The first submarine, Le Redoutable, was ordered in 1963, built at Cherbourg, launched in 1967 and commissioned in 1971. The first submarine-launched ballistic missile version was replaced by the M2 MSBS beginning in 1974, which was in turn replaced by the M20 MSBS beginning in 1977. All except Le Redoutable were heavily upgraded from 1985 to fire the second generation MIRV capable M4 missile – Le Tonnant was recommissioned in 1987; L'Indomptable in 1989; Le Terrible in 1990; and Le Foudroyant in 1993.

==Decommissioning and disposal==
Following a 2016 contract, all but Le Redoutable were to be dismantled at Cherbourg by Naval Group.
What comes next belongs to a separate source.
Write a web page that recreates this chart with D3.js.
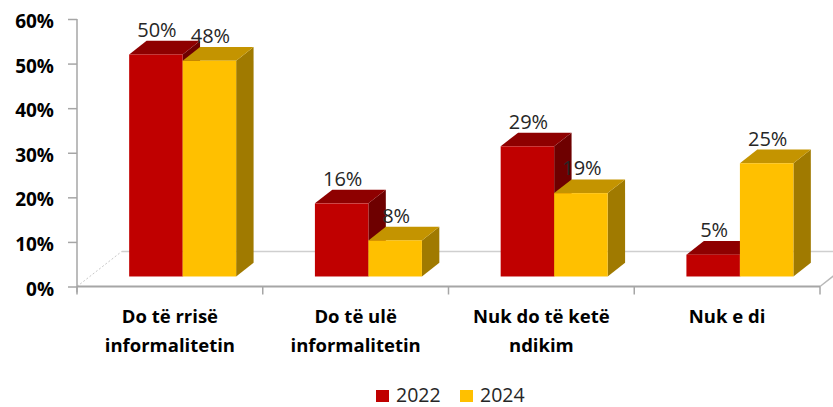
<!DOCTYPE html>
<html>
<head>
<meta charset="utf-8">
<script src="https://cdn.jsdelivr.net/npm/d3@7"></script>
<style>
  html, body { margin: 0; padding: 0; background: #fff; }
  svg { display: block; font-family: 'Open Sans', sans-serif; }
</style>
</head>
<body>
<svg id="chart"></svg>
<script>
const WIDTH = 833;
const HEIGHT = 407;

const categories = [
  ['Do të rrisë', 'informalitetin'],
  ['Do të ulë', 'informalitetin'],
  ['Nuk do të ketë', 'ndikim'],
  ['Nuk e di'],
];
const seriesNames = ['2022', '2024'];
const values2022 = [0.498, 0.164, 0.292, 0.049];
const values2024 = [0.484, 0.081, 0.187, 0.254];
const yTicks = [0, 0.1, 0.2, 0.3, 0.4, 0.5, 0.6];

const colors = {
  '2022': { front: '#c00000', top: '#8e0000', side: '#6e0000' },
  '2024': { front: '#ffc000', top: '#c49400', side: '#a07a00' },
};

// 3d floor geometry
const X0 = 77, X1 = 820;
const FLOOR_DX = 44.7, FLOOR_DY = -35;
const BAR_FRONT = 0.286, BAR_DEPTH = 0.39;

const svg = d3.select('#chart')
  .attr('width', WIDTH)
  .attr('height', HEIGHT);

const catKeys = categories.map(c => c.join(' '));
const xScale = d3.scaleBand()
  .domain(catKeys)
  .range([X0, X1])
  .paddingInner(0.424)
  .paddingOuter(0.212);
const xSub = d3.scaleBand()
  .domain(seriesNames)
  .range([0, xScale.bandwidth()]);
const yScale = d3.scaleLinear()
  .domain([0, 0.6])
  .range([286.5, 19]);

// floor
const base = yScale(0);
svg.append('line')
  .attr('x1', X0 + FLOOR_DX).attr('y1', base + FLOOR_DY)
  .attr('x2', X1 + FLOOR_DX).attr('y2', base + FLOOR_DY)
  .attr('stroke', '#cfcfcf').attr('stroke-width', 1.5);
svg.append('line')
  .attr('x1', X0).attr('y1', base)
  .attr('x2', X0 + FLOOR_DX).attr('y2', base + FLOOR_DY)
  .attr('stroke', '#c8c8c8').attr('stroke-width', 1)
  .attr('stroke-dasharray', '2,2');
svg.append('line')
  .attr('x1', X1).attr('y1', base)
  .attr('x2', X1 + FLOOR_DX).attr('y2', base + FLOOR_DY)
  .attr('stroke', '#b8b8b8').attr('stroke-width', 1.5);

// bars
const rows = [];
catKeys.forEach((key, i) => {
  rows.push({ key, series: '2022', value: values2022[i] });
  rows.push({ key, series: '2024', value: values2024[i] });
});

const ox = BAR_FRONT * FLOOR_DX, oy = BAR_FRONT * FLOOR_DY;
const dx = BAR_DEPTH * FLOOR_DX, dy = BAR_DEPTH * FLOOR_DY;

const bars = svg.append('g')
  .selectAll('g')
  .data(rows)
  .join('g');

bars.each(function (d) {
  const g = d3.select(this);
  const x = xScale(d.key) + xSub(d.series) + ox;
  const w = xSub.bandwidth();
  const yb = base + oy;
  const yt = yScale(d.value) + oy;
  const c = colors[d.series];
  g.append('path')
    .attr('d', `M${x + w},${yt}L${x + w + dx},${yt + dy}L${x + w + dx},${yb + dy}L${x + w},${yb}Z`)
    .attr('fill', c.side);
  g.append('path')
    .attr('d', `M${x},${yt}L${x + dx},${yt + dy}L${x + w + dx},${yt + dy}L${x + w},${yt}Z`)
    .attr('fill', c.top);
  g.append('rect')
    .attr('x', x).attr('y', yt)
    .attr('width', w).attr('height', yb - yt)
    .attr('fill', c.front);
  g.append('text')
    .attr('x', x + w / 2 + 1)
    .attr('y', yt + dy - 4)
    .attr('text-anchor', 'middle')
    .attr('font-size', 20)
    .attr('fill', '#262626')
    .text(`${Math.round(d.value * 100)}%`);
});

// y axis
const leftAxis = d3.axisLeft(yScale)
  .tickValues(yTicks)
  .tickFormat(d3.format('.0%'))
  .tickSize(9)
  .tickSizeOuter(0)
  .tickPadding(14);
const yAxis = svg.append('g')
  .attr('transform', `translate(${X0},0)`)
  .call(leftAxis);
yAxis.select('.domain').attr('stroke', '#a6a6a6').attr('stroke-width', 1.5)
  .attr('d', `M0,${yScale(0.6)}V${base + 6}`);
yAxis.selectAll('.tick line').attr('stroke', '#a6a6a6').attr('stroke-width', 1.5);
yAxis.selectAll('.tick text')
  .attr('font-size', 19)
  .attr('font-weight', 'bold')
  .attr('font-family', "'Open Sans', sans-serif")
  .attr('fill', '#000')
  .attr('dy', '0.45em');

// x axis (front floor edge)
const bounds = d3.range(catKeys.length + 1).map(i => X0 + i * xScale.step());
svg.append('line')
  .attr('x1', X0).attr('y1', base)
  .attr('x2', X1).attr('y2', base)
  .attr('stroke', '#a6a6a6').attr('stroke-width', 2);
svg.append('g')
  .selectAll('line')
  .data(bounds)
  .join('line')
  .attr('x1', d => d).attr('x2', d => d)
  .attr('y1', base).attr('y2', base + 8)
  .attr('stroke', '#a6a6a6').attr('stroke-width', 1.5);

svg.append('g')
  .selectAll('text')
  .data(categories)
  .join('text')
  .attr('text-anchor', 'middle')
  .attr('font-size', 18.5)
  .attr('font-weight', 'bold')
  .attr('fill', '#000')
  .each(function (lines, i) {
    const cx = xScale(catKeys[i]) + xScale.bandwidth() / 2;
    d3.select(this).selectAll('tspan')
      .data(lines)
      .join('tspan')
      .attr('x', cx)
      .attr('y', (d, j) => 323 + j * 28.7)
      .text(d => d);
  });

// legend
const legendX = [376, 460];
const legend = svg.append('g')
  .selectAll('g')
  .data(seriesNames)
  .join('g')
  .attr('transform', (d, i) => `translate(${legendX[i]},390)`);
legend.append('rect')
  .attr('width', 13).attr('height', 12)
  .attr('fill', d => colors[d].front);
legend.append('text')
  .attr('x', 20).attr('y', 12)
  .attr('font-size', 19.5)
  .attr('fill', '#262626')
  .text(d => d);
</script>
</body>
</html>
The process included cutting the boats fore and aft of their reactors, and rewelding the shortened hulls in preparation for disposal of the non-nuclear portions of the vessels. It took 60–100 workers about 18 months from September 2018 to dismantle Le Tonnant in drydock, and it became the first of the class to be disposed of. The Direction générale de l'armement operations manager estimated that 87% of the mass of each vessel could be valuable as recycled material, including 1 500 t of hull steel per boat.

Le Redoutable has been preserved since 2002 as a museum ship at the Cité de la Mer naval museum in Cherbourg-Octeville, France. The reactor compartment has been replaced by a new section that had been constructed for the cancelled Turquoise of the Rubis class.